Hydrocarbon production increases effective vertical stress in a poroelastic media, while injections reverse the depletion processes, resulting in decreasing vertical effective stress; this procedure is proper before the rock reaches its elastic limits. This study aims to characterize the Permeability and porosity of sandstone samples subjected to a series of loading and unloading.
Porosity and Permeability have been initially mapped for a specific area in the number of core samples through three-dimensional (3D) X-ray computed tomography (CT) imaging acquired at multiple scales for digital rock characterization. Permeability and porosity for the same areas have been mapped using high-resolution micro-CT tomograms.
Digital rock modeling confirms porosity and permeability attenuation due to enhancement of the rock compaction and damage of the original rock structure. The cyclical experiments destroyed the pore network of the studied sandstones, thinning and closing the pore throats as illustrated by the high-resolution tomograms that led to permeability reduction. The results showed permeability variations depends on the initial Permeability, facies type, pore structure and geometry, cementation, and mechanical rock properties. Generally, porosity and Permeability showed slight changes in Permeability, while the model with large pore structures and poor cementation showed a high reduction in effective porosity and Permeability.

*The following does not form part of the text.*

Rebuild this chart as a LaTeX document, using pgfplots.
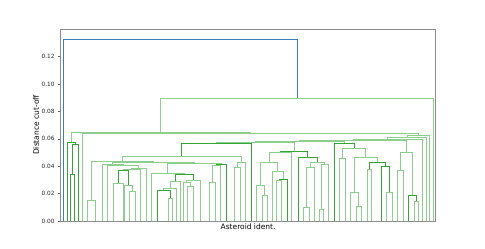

This innovative method played an essential role in planning production and injection strategies, leading to safe, effective, and economical operational scenarios.
Characterizing the petrophysical properties of the reservoir formation using multiple cycles of loading and unloading is essential for understanding the elastic and plastic rock behavior to predict reservoir quality during injection and production operations and provide a set of guidelines for safe operations.